Three decades after the movie's release, its motif inspired the creation of an "international Laurel and Hardy appreciation society," named after the movie and created by Stan Laurel and his biographer John McCabe.
According to studio publicity releases, scenes had to be reshot frequently because director and crew would often break up in laughter over the stars' antics. The story went on to assert that Stan Laurel's expression in the scene with Charley Chase was so funny "that it completely upset the equanimity of Hardy, and it was several minutes before the latter was able to regain his composure." According to film historian Richard W. Bann (a specialist on the films produced by Hal Roach Studios), Hal Roach recalled in 1979 how often such things happened on set. "I was never upset that it was costing me money," he said. "I was upset that we couldn't use some of the funniest scenes we saw every day," the ones that were ruined by cast or crew members breaking up.
Although his characterization of Mrs. Hardy's brother is a highlight among fans, Charley Chase hated the part as being too far removed form his usual screen character. Ironically, he repeats this type of character in The Heckler (1940), one of his last, and most critically acclaimed, shorts.
During the shooting, Stan Laurel was also seeing someone else, Virginia Ruth Rogers, even though his divorce from his first wife was not yet final. Rogers even filled in as a crowd scene extra and also stood closely by during the filming of the rooftop downpour scene. As the soaking wet Laurel finished shooting, she threw a towel around him, rushed him to his dressing room, ran a hot shower, and made him a hot toddy of whiskey, lemon and sugar. She said Laurel began to cry in gratitude, noting how his wife never took any interest in his work or showed her concern for him in that way. Rogers later became his second (and fourth!) wife.
In the early 1960s, Stan Laurel told actor Chuck McCann (a Laurel & Hardy devotee and Oliver Hardy impersonator), that he found Charley Chase to be an easy-going, delightful person to work with and know, and much quieter than his screen image suggested. Laurel mentioned how during a rehearsal, he reached for what he thought was his glass of water and grabbed Chase's by mistake, finding instead a tumbler full of gin. (Chase was a known alcoholic.)
The number of extras wasn't the only thing to push up the cost of shooting the parade scene. To modernize the available backlot sets to look more like contemporary Chicago, $25,000 was spent on refurbishing three blocks of the studio's "New York street." Four crews built new buildings and store fronts over the course of nine days. The job went $10,000 over budget after set decorations, asphalt repaving and lighting were added.
The film's comic take on marital discord mirrored the far more serious and stressful domestic problems that Laurel & Hardy were experiencing at the time. Bill Seiter was also in the process of splitting from his first wife, actress Laura La Plante. Charley Chase also had numerous difficulties at home because of his drinking.

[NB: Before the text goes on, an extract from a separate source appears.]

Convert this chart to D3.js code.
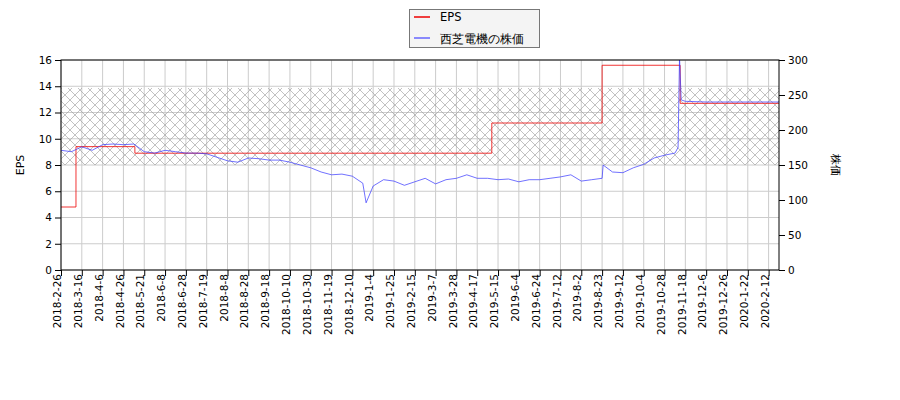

Hal Roach said in later years that William A. Seiter had more control than any of Laurel & Hardy's other directors. He described Seiter as "genial, competent, and the kind of director who had a good sense of building the story while also focusing hard on characterization."
At the time of filming, Oliver Hardy was estranged from his wife Myrtle (with whom he reconciled, briefly) and rumoured to be seeing Lillian DeBorba, mother of child actress Dorothy DeBorba. Lillian was drafted into being an extra to fill a seat in the movie theater scene and was seated in front of Mae Busch and Dorothy Christy (who play Hardy's and Laurel's wives).
According to the pressbook for the film and a Hollywood Reporter news item, extras in the newsreel footage of the convention parade included members of the Glendale post of the American Legion, the Hollywood American Legion, and the Santa Monica Elks Lodge.
In the original script, the parade scene was to have included an extended sequence of the boys causing mayhem as they participate in - and subsequently ruin- a bicycle procession. The scene was not used in the movie.
This film was first telecast in New York City Sunday 26 September 1948 on WPIX (Channel 11), as part of their newly acquired series of three dozen Hal Roach feature film productions, originally theatrically released between 1931 and 1943, and now being syndicated for television broadcast by Regal Television Pictures. Its earliest documented telecast in Los Angeles took place Tuesday 12 June 1949 on KTLA (Channel 5).
Among the stories planted by studio publicists was one stating that during production, cast and crew formed their own "Sons of the Desert" fraternal order, electing Stan Laurel "High Factotum" and Oliver Hardy "Good Knight." Bill Seiter, according to the story, was named "Sergeant Without Arms."
The music under the opening credits also underscores the MGM film "Faithless" made a year earlier. This would make sense. Producer Hal Roach released through Metro, so the "Sons" music appears to be a simple lift.